The limitations of juvenile lumber

Exactly how useful is the lumber yielded by less-than-mature trees? August 10, 2000

Q.
My parents are having a house built, and if I take the trees before the lot is cleared they are mine. I have access to a 20-by-20-by-26 barn for air drying, and believe I can make a crude sawmill setup for limited use. Many trees are 6-inch diameter oaks and maples, and there's also 12-inch pines, along with a few much larger trees.

My question: Will I encounter any special problems because of the small size of the logs? I will be using the materials to build a 20-foot catamaran. Most of the oak will be made into 2-by-2s. Any tips, ideas, opinions?



Twelve-inch pine can be used to produce common construction lumber. The small oak and maple will probably be of little utility for any application requiring high grade, stable wood.

Six-inch logs will yield little material larger than 2-by-2, and only then if they're straight; but 2-by-2s sawn out of small trees like these will probably be difficult to dry straight. The tight grain arc and juvenile wood will make them unstable.

None of the species you mention are typically used in boat construction; further, boatbuilding is usually done with very high grade lumber, often vertical grain, neither of which can be expected from small trees. From what you've said, I don't think harvesting this wood for boatbuilding is worth your time. The pine in particular, though, may be useful for other things.



I always hate to see good trees go to waste, but if the trees are that small, let the bulldozer clear them out and don't mess with them. I wouldn't try working with a tree less than 16 inches in diameter.


I would cut the pine up to use to make a shed for your boat or whatever. The small trees can be cut into firewood and you will not be letting as much of the wood go to waste.


From the original questioner:

So if I were to cut, say, four 2-by-2s out of the center of the oak (in this boat oak is a very good material for several specific parts) and dry them slowly, would they be strong, and resist any-post drying splitting? (I don't think warp is a big deal in these pieces, because they will be steam-bent anyway.)

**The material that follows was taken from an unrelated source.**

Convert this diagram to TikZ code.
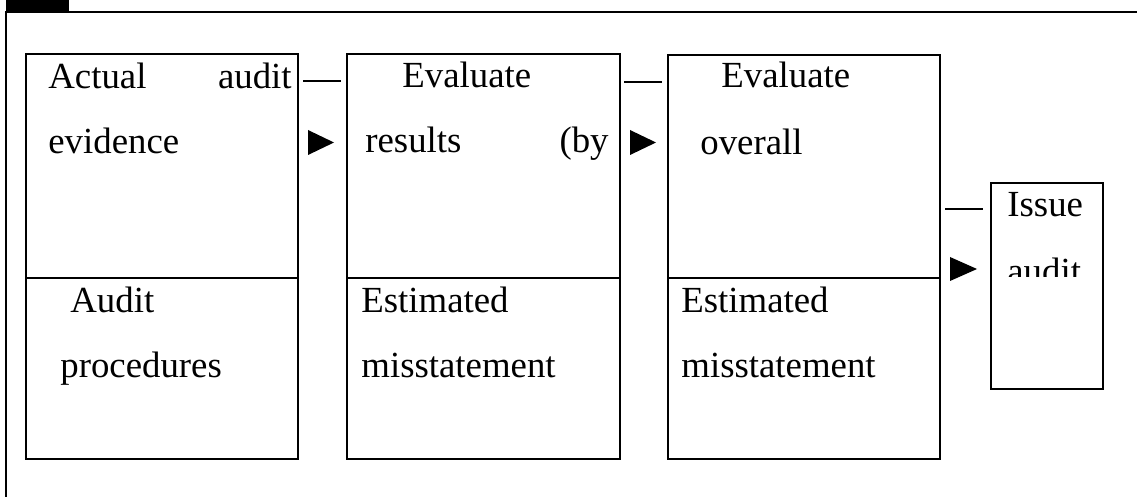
\documentclass[tikz,border=0pt]{standalone}
\usepackage{fontspec}
\setmainfont{Liberation Serif}
\begin{document}
\begin{tikzpicture}[x=0.5pt,y=-0.5pt,
  frame/.style={line width=1pt},
  box/.style={draw, line width=1pt, rectangle, inner sep=0pt, outer sep=0pt, anchor=north west},
  txt/.style={inner sep=0pt, anchor=base west, font=\fontsize{18.4}{22}\selectfont},
  txtr/.style={inner sep=0pt, anchor=base east, font=\fontsize{18.4}{22}\selectfont},
  dashline/.style={line width=1pt},
  tri/.style={fill=black}]
\useasboundingbox (0,0) rectangle (1137,497);
% outer frame
\fill (6,0) rectangle (69,11);
\draw[frame] (6,497) -- (6,12) -- (1137,12);
% boxes
\node[box, minimum width=136pt, minimum height=202.5pt] (b1) at (26,54) {};
\node[box, minimum width=136.5pt, minimum height=202.5pt] (b2) at (347,54) {};
\node[box, minimum width=136pt, minimum height=202pt] (b3) at (668,55) {};
\node[box, minimum width=56pt, minimum height=103pt] (b4) at (991,183) {};
% dividers
\draw[dashline] (b1.west |- 0,278) -- (b1.east |- 0,278);
\draw[dashline] (b2.west |- 0,278) -- (b2.east |- 0,278);
\draw[dashline] (b3.west |- 0,278) -- (b3.east |- 0,278);
% texts box 1
\node[txt] (t1a) at (48,89) {Actual};
\node[txtr] (t1b) at (292,89) {audit};
\node[txt] (t1c) at (48,154) {evidence};
\node[txt] (t1d) at (70,313) {Audit};
\node[txt] (t1e) at (60,378) {procedures};
% texts box 2
\node[txt] (t2a) at (402,88) {Evaluate};
\node[txt] (t2b) at (365,153) {results};
\node[txtr] (t2c) at (609,153) {(by};
\node[txt] (t2d) at (361,313) {Estimated};
\node[txt] (t2e) at (361,378) {misstatement};
% texts box 3
\node[txt] (t3a) at (721,88) {Evaluate};
\node[txt] (t3b) at (700,155) {overall};
\node[txt] (t3d) at (681,313) {Estimated};
\node[txt] (t3e) at (681,378) {misstatement};
% texts box 4
\node[txt] (t4a) at (1007,217) {Issue};
\begin{scope}
\clip (995,190) rectangle (1100,277);
\node[txt] (t4b) at (1007,284) {audit};
\end{scope}
% broken arrows
\draw[dashline] (303,81) -- (341,81);
\fill[tri] (308,130) -- (308,155) -- (334,142.5) -- cycle;
\draw[dashline] (624,82) -- (662,82);
\fill[tri] (630,130) -- (630,155) -- (656,142.5) -- cycle;
\draw[dashline] (945,209) -- (983,209);
\fill[tri] (950,257) -- (950,281) -- (977,269) -- cycle;
\end{tikzpicture}
\end{document}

"...would they be strong, and resist any post-drying spliting?"

That's just the problem: When dealing with juvenile wood, it's a crap shoot. It may do OK, it may not, but most likely not.

If you're dead-set on using these to get the 2-by-2s you need, you might try getting some pieces off the sides instead of from the heart. You might be able to squeak out two pieces from the outside of the logs rather than four from the heart.



The last poster is right, if you're going to try it at all, you have to stay away from the heart. Any piece with the heart boxed will split; walnut is about the only hardwood I've seen that can hang together when the heart is boxed.

If you want to go ahead with it, by all means do it; if nothing else, you'll learn a lot. I still think there's a better-than-even chance it won't work out. If you're steam-bending, you still need a piece of straight-grained, uniform wood to get a good bend. And remember that even if the lower trunk is clear of limbs now, it wasn't at one time and those knots are buried down in the center of the log.

To get a clear 2-by-2 out of a 6-inch diameter log (assuming it's absolutely dead straight), the tree would have had to be clear of limbs at that height when it was 1 inch in diameter, and this is not likely. In addition, when trees are small they often waver as they grow, so the pith isn't dead straight -- this will make it even more difficult to get clear blanks that avoid the pith.

There are issues in the bending end of this also. You can't take a warped blank and bend a fair curve (since you're bending these 2-by-2s, I assume you're making ribs). The same irregularities and stresses in the grain that cause the warp are likely to cause irregularities in the bent piece. Any knots, or irregular grain covering old knots, will cause spots that won't bend fair with the rest of the piece.

Think of it this way: Take a straight-grained 2-by-2, then put a 1/4-inch-deep nick in one face, then bend it. You'll wind up with a sharp spot in the bend where the wood is weak.

Consider this: Though you say you've got 6 inches in diameter, probably two of those six inches is sapwood, which is not decay resistant like the heartwood of white oak is (I assume this must be white oak if you're going to use it in a boat), and is therefore not suitable for boatbuilding.

Consider too the impact of having poor-quality material in the construction of your boat. Think of the time you'll have invested in getting set up to saw, drying and milling the blanks, then bending each one. If you have a failure rate of one-third because of poor-quality material, your time was poorly spent compared to buying high-grade material that's well suited to your purpose. Chop the 6-inch oak into firewood and sell that; use the proceeds to pay for better material.

Sawing your own wood for a project can be a really rewarding thing, but not if you jeopardize your project by working with stock that isn't up to the task.



If your mind is set on milling your own lumber for this boat, then I would suggest that you do like the last posting suggested and sell the logs for firewood, then take that money and buy some nicer logs to mill yourself. Logs are cheap compared to milled lumber. You could still mill yourself, I just think you're using the wrong logs.


I have a much clearer idea of what I am dealing with now. I think that I will start with the pine (good for temporary jigs, at the very least).

Then I will pick the biggest, straightest oak and see how it goes. With everything that is obviously unsuitable, I'll do as you suggest: Sell the BTUs.